Aussi les conditions du blocage semblent être maintenues. Il est peu vraisemblable que le résultat du scrutin du dimanche 26 juin redistribue complètement la donne politique.
Cependant d’autres éléments vont peser : le résultat du référendum britannique du 23 juin (il est frappant de voir comment la question occupe de plus en plus les titres de la presse), la question catalane. Celle-ci, chaque fois plus complexe, ne cesse de devenir plus illisible. Le budget du gouvernement catalan fait l’objet d’un rejet du parlement. Les radicaux indépendantistes de la CUP (Candidature d’Unité Populaire), qui participent à la majorité parlementaire, votent contre. Le président Puigdemont a annoncé qu’il se soumettrait à un vote de confiance début septembre. On sait d’ores et déjà que le 11 septembre 2016 sera à nouveau mobilisé par les nationalismes catalans pour continuer de faire vivre une revendication sécessionniste fragile politiquement et impensable juridiquement. Tel est le climat catalan dans lequel se déroule la campagne actuelle. Or les quatre circonscriptions catalanes, ce sont 47 députés. Les sondages accordent actuellement 8 sièges au PSOE (sous la marque PSC) et 4-5 au PP, soit entre 12 et 13 députés pour les deux partis qui prétendent gouverner au niveau national (et 13 députés pour En Comú-Podemos). Jamais la Catalogne n’a été politiquement et électoralement aussi distincte du reste de l’Espagne. Tout cela complique à l’évidence la construction de pactes post-électoraux.
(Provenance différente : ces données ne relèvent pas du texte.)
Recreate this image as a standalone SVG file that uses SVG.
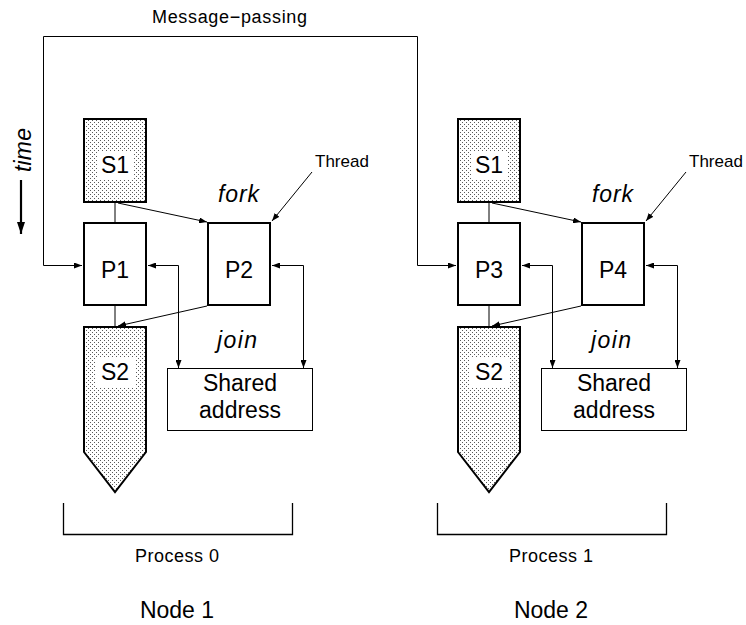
<svg xmlns="http://www.w3.org/2000/svg" width="746" height="625" viewBox="0 0 746 625">
  <defs>
    <pattern id="stipple" width="4" height="4" patternUnits="userSpaceOnUse">
      <rect width="4" height="4" fill="#ffffff"/>
      <rect x="0" y="0" width="1" height="1" fill="#5a5a5a"/>
      <rect x="2" y="2" width="1" height="1" fill="#5a5a5a"/>
    </pattern>
    <marker id="arrow" viewBox="0 0 8 6" refX="8" refY="3" markerWidth="8" markerHeight="6" markerUnits="userSpaceOnUse" orient="auto-start-reverse">
      <path d="M0,0 L8,3 L0,6 z" fill="#000"/>
    </marker>
    <marker id="bigArrow" viewBox="0 0 8 12" refX="4" refY="12" markerWidth="8" markerHeight="12" markerUnits="userSpaceOnUse" orient="0">
      <path d="M0,0 L8,0 L4,12 z" fill="#000"/>
    </marker>
  </defs>
  <style>
    text { font-family: "Liberation Sans", Arial, sans-serif; fill: #000; }
    .box { fill: #ffffff; stroke: #000; stroke-width: 2; }
    .seq { fill: url(#stipple); stroke: #000; stroke-width: 2; }
    .mem { fill: #ffffff; stroke: #000; stroke-width: 1; }
    .lbl { font-size: 23px; text-anchor: middle; }
    .it { font-size: 23px; font-style: italic; }
    .small { font-size: 17px; }
    .proc { font-size: 18px; text-anchor: middle; }
    .conn { fill: none; stroke: #000; stroke-width: 1; }
    .bracket { fill: none; stroke: #000; stroke-width: 1.3; }
  </style>

  <!-- title of the message channel -->
  <text x="152" y="23" font-size="18" textLength="155" lengthAdjust="spacing">Message−passing</text>

  <!-- time axis -->
  <g id="time-axis">
    <text class="it" font-size="22" transform="translate(31,172) rotate(-90)" textLength="44" lengthAdjust="spacing">time</text>
    <line x1="21" y1="180" x2="21" y2="234" stroke="#000" stroke-width="2.2" marker-end="url(#bigArrow)"/>
  </g>

  <!-- Node 1 -->
  <g id="node1-s1">
    <rect class="seq" x="84" y="119" width="62" height="83"/>
    <rect x="97" y="152" width="36" height="27" fill="#fff"/>
    <text class="lbl" x="115" y="173">S1</text>
  </g>
  <g id="node1-p1">
    <rect class="box" x="84" y="223" width="62" height="82"/>
    <text class="lbl" x="115" y="278">P1</text>
  </g>
  <g id="node1-p2">
    <rect class="box" x="208" y="223" width="62" height="82"/>
    <text class="lbl" x="239" y="278">P2</text>
  </g>
  <g id="node1-s2">
    <polygon class="seq" points="84,327 146,327 146,452 115,492 84,452"/>
    <rect x="96" y="358" width="40" height="29" fill="#fff"/>
    <text class="lbl" x="115" y="380">S2</text>
  </g>
  <g id="node1-shared">
    <rect class="mem" x="167.5" y="368.5" width="145" height="62"/>
    <text class="lbl" x="240" y="391">Shared</text>
    <text class="lbl" x="240" y="418">address</text>
  </g>
  <g id="node1-labels">
    <text class="it" x="218" y="202" textLength="41" lengthAdjust="spacing">fork</text>
    <text class="it" x="217" y="348" textLength="40" lengthAdjust="spacing">join</text>
    <text class="small" x="315" y="167">Thread</text>
  </g>
  <g id="process0">
    <path class="bracket" d="M63.5,503 V534.5 H292.5 V503"/>
    <text class="proc" x="177" y="562" textLength="84" lengthAdjust="spacing">Process 0</text>
    <text class="lbl" x="177" y="618">Node 1</text>
  </g>

  <!-- Node 2 -->
  <g id="node2-s1">
    <rect class="seq" x="458" y="119" width="62" height="83"/>
    <rect x="471" y="152" width="36" height="27" fill="#fff"/>
    <text class="lbl" x="489" y="173">S1</text>
  </g>
  <g id="node2-p3">
    <rect class="box" x="458" y="223" width="62" height="82"/>
    <text class="lbl" x="489" y="278">P3</text>
  </g>
  <g id="node2-p4">
    <rect class="box" x="582" y="223" width="62" height="82"/>
    <text class="lbl" x="613" y="278">P4</text>
  </g>
  <g id="node2-s2">
    <polygon class="seq" points="458,327 520,327 520,452 489,492 458,452"/>
    <rect x="470" y="358" width="40" height="29" fill="#fff"/>
    <text class="lbl" x="489" y="380">S2</text>
  </g>
  <g id="node2-shared">
    <rect class="mem" x="541.5" y="368.5" width="145" height="62"/>
    <text class="lbl" x="614" y="391">Shared</text>
    <text class="lbl" x="614" y="418">address</text>
  </g>
  <g id="node2-labels">
    <text class="it" x="592" y="202" textLength="41" lengthAdjust="spacing">fork</text>
    <text class="it" x="591" y="348" textLength="40" lengthAdjust="spacing">join</text>
    <text class="small" x="689" y="167">Thread</text>
  </g>
  <g id="process1">
    <path class="bracket" d="M437.5,503 V534.5 H666.5 V503"/>
    <text class="proc" x="551" y="562" textLength="84" lengthAdjust="spacing">Process 1</text>
    <text class="lbl" x="551" y="618">Node 2</text>
  </g>

  <!-- connectors -->
  <g id="connectors">
    <!-- message passing between P1 and P3 -->
    <path class="conn" d="M82,265.5 H43.5 V36.5 H417.5 V265.5 H456" marker-start="url(#arrow)" marker-end="url(#arrow)"/>

    <!-- node 1 -->
    <line class="conn" x1="115" y1="202" x2="115" y2="223"/>
    <line class="conn" x1="115" y1="305" x2="115" y2="327"/>
    <line class="conn" x1="118" y1="203" x2="207" y2="222" marker-end="url(#arrow)"/>
    <line class="conn" x1="207" y1="306" x2="118" y2="326" marker-end="url(#arrow)"/>
    <line class="conn" x1="312" y1="172" x2="272" y2="221" marker-end="url(#arrow)"/>
    <path class="conn" d="M148,265.5 H178.5 V368" marker-start="url(#arrow)" marker-end="url(#arrow)"/>
    <path class="conn" d="M272,265.5 H303.5 V368" marker-start="url(#arrow)" marker-end="url(#arrow)"/>

    <!-- node 2 -->
    <line class="conn" x1="489" y1="202" x2="489" y2="223"/>
    <line class="conn" x1="489" y1="305" x2="489" y2="327"/>
    <line class="conn" x1="492" y1="203" x2="581" y2="222" marker-end="url(#arrow)"/>
    <line class="conn" x1="581" y1="306" x2="492" y2="326" marker-end="url(#arrow)"/>
    <line class="conn" x1="686" y1="172" x2="646" y2="221" marker-end="url(#arrow)"/>
    <path class="conn" d="M522,265.5 H552.5 V368" marker-start="url(#arrow)" marker-end="url(#arrow)"/>
    <path class="conn" d="M646,265.5 H677.5 V368" marker-start="url(#arrow)" marker-end="url(#arrow)"/>
  </g>
</svg>
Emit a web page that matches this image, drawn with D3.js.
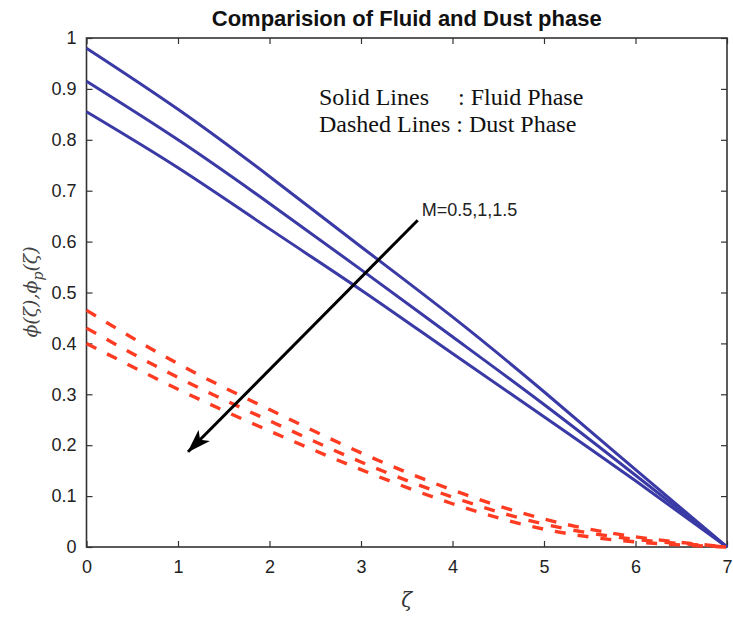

Tout dans cet article souligne la complexité du paysage et le paradoxe entre d’une part, une situation politique, sociale et culturelle extrêmement fluide et d’autre part, une solution parlementaire et gouvernementale extrêmement rigide à cause des blocages partisans et logiques qui accompagnent la conquête et l’exercice du pouvoir. D’où notre question initiale restée sans réponse : la crise politique espagnole est-elle soluble dans les élections?